1.  I've been working on my housewife skills lately (David is simultaneously intrigued and freaked out right now) and pretending I can cook.  My parents and David and other people that blindly love me will tell me that I am a great cook, but here's the thing... I'm really good at cooking maybe 5 things.  And I mean it, those 5 things are delightfully delicious.  But people who can actually cook can cook lots of things.  And I'm learning that I'm not one of those people.  My meatballs?  Delectable.  My chicken fingers?  Fabulous.  The BBQ chicken burgers I made the other night?  Laughable.  Go, drool at those pictures, and then know that it's not going to happen.  And let's not even mention the macaroni salad that I made from a Weight Watchers recipe (normally a good source, really!) that was essentially inedible.  But last night, I made chili. Oh good Lord, that chili.  I started with a Weight Watchers recipe, and then got obsessive and Googled "how to make chili" and learned lots of chili secrets and ended up kind of making up my own recipe as I went along.  And you know what?  It was amazing.  If I could marry that chili, I would.
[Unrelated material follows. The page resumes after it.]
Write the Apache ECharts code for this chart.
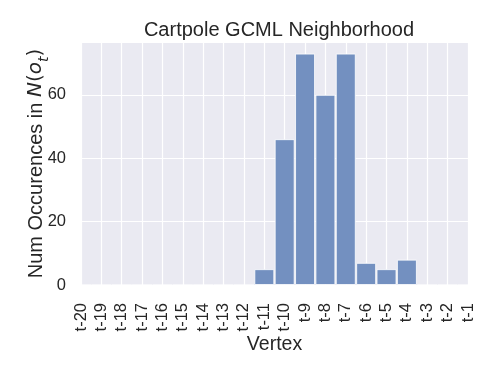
<!DOCTYPE html>
<html>
<head>
<meta charset="utf-8">
<script src="https://cdn.jsdelivr.net/npm/echarts@6/dist/echarts.min.js"></script>
<style>
  html, body { margin: 0; padding: 0; background: #fff; }
  #chart { width: 498px; height: 374px; }
</style>
</head>
<body>
<div id="chart"></div>
<script>
const vertices = ['t-20', 't-19', 't-18', 't-17', 't-16', 't-15', 't-14', 't-13', 't-12', 't-11',
  't-10', 't-9', 't-8', 't-7', 't-6', 't-5', 't-4', 't-3', 't-2', 't-1'];
const counts = [0, 0, 0, 0, 0, 0, 0, 0, 0, 5, 46, 73, 60, 73, 7, 5, 8, 0, 0, 0];
const yTicks = [0, 20, 40, 60];

const textColor = '#262626';
const font = 'Liberation Sans, Arial, sans-serif';
const mathFont = 'DejaVu Sans, sans-serif';

const chart = echarts.init(document.getElementById('chart'), null, {
  width: 498,
  height: 374,
  renderer: 'canvas',
  devicePixelRatio: 1,
});

chart.setOption({
  animation: false,
  backgroundColor: '#ffffff',
  title: {
    text: 'Cartpole GCML Neighborhood',
    left: 274,
    top: 15,
    textAlign: 'center',
    textStyle: { fontFamily: font, fontSize: 20, fontWeight: 'normal', color: textColor }
  },
  grid: {
    left: 81,
    right: 30,
    top: 42,
    bottom: 89,
    show: true,
    backgroundColor: '#eaeaf2',
    borderWidth: 0
  },
  xAxis: {
    type: 'category',
    data: vertices,
    boundaryGap: false,
    name: 'Vertex',
    nameLocation: 'middle',
    nameMoveOverlap: false,
    nameGap: 50,
    nameTextStyle: { fontFamily: font, fontSize: 19.5, color: textColor },
    axisLine: { show: false },
    axisTick: { show: false },
    axisLabel: {
      rotate: 90,
      interval: 0,
      margin: 18,
      fontFamily: font,
      fontSize: 16.5,
      color: textColor
    },
    splitLine: { show: true, lineStyle: { color: '#ffffff', width: 1.2 } }
  },
  yAxis: {
    type: 'value',
    min: yTicks[0],
    max: 73 * 1.05,
    interval: 20,
    name: '{n|Num Occurences in }{i|N}{m|(}{i|o}{s|t}{m|)}',
    nameLocation: 'middle',
    nameMoveOverlap: false,
    nameGap: 35,
    nameRotate: 90,
    nameTextStyle: {
      fontFamily: font,
      fontSize: 20,
      color: textColor,
      rich: {
        n: { fontFamily: font, fontSize: 20, color: textColor, verticalAlign: 'bottom' },
        m: { fontFamily: mathFont, fontSize: 20, color: textColor, verticalAlign: 'bottom' },
        i: { fontFamily: mathFont, fontSize: 20, fontStyle: 'italic', color: textColor, verticalAlign: 'bottom' },
        s: { fontFamily: mathFont, fontSize: 14, fontStyle: 'italic', color: textColor, verticalAlign: 'bottom', padding: [0, 0, -5, 0] }
      }
    },
    axisLine: { show: false },
    axisTick: { show: false },
    axisLabel: {
      showMaxLabel: false,
      margin: 15,
      fontFamily: font,
      fontSize: 16.5,
      color: textColor
    },
    splitLine: { show: true, lineStyle: { color: '#ffffff', width: 1.2 } }
  },
  series: [{
    type: 'bar',
    data: counts,
    barWidth: 20,
    itemStyle: {
      color: '#7390c0',
      borderColor: 'rgba(255,255,255,0.8)',
      borderWidth: 1
    }
  }]
});
</script>
</body>
</html>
Topped with sour cream and cheese and served with cornbread.  Required.


2.  Today I tried to clean my bedroom.  See, there's something I haven't told all of you... in fact, I haven't told lots of people.  My room is a disaster area.  I mean this.  I'd show you a picture, but that's too much.  And I say that having shown you many pictures of my sweaty, unwashed self.  You can ask David about it if you want, because once I made the horrible mistake of showing him and every time I remember that, I cry.  And I'm not being dramatic.  I can't watch any of the hoarding shows because I am afraid that I will understand them.


I just don't know how to part with things.  I mean, some stuff is easy, like random things that are broken, things that are clearly trash, clothing that I don't like anymore.  Some stuff is even fun, like clothing that I stopped fitting into 30 pounds ago.  But then there's everything else.  I don't actually consider myself a hoarder, because I rarely have the mentality of "But what if I need this later?!"  For me, it's a problem of being a sentimental sap.  Today, I was going through clothing and doing pretty well at weeding stuff out, until I got to the back of my closet where all of my sweatshirts are.  And I froze.  I may have broken out in a cold sweat.  Because hanging there are maybe 7 sweatshirts from high school.  How do I get rid of my high school sweatshirts?!  If I get rid of them, no one will know where I went to high school!  And yes, I have moments of logic, when I know that the best use of those sweatshirts is to keep someone warm, and they can't do that in the back of my closet.  But does it make it any easier to put the damn things into the giveaway bag?  Absolutely not.

3.  Um... I don't remember when I last washed my hair.  It might have been a week ago today.  It might have been a week ago yesterday.  It might have been a month ago.  This is the problem with not having a reason to leave the house.  But wait... I have a reason to leave the house tomorrow and will I wash my hair?  Um.  Maybe I'll just go for dreadlocks.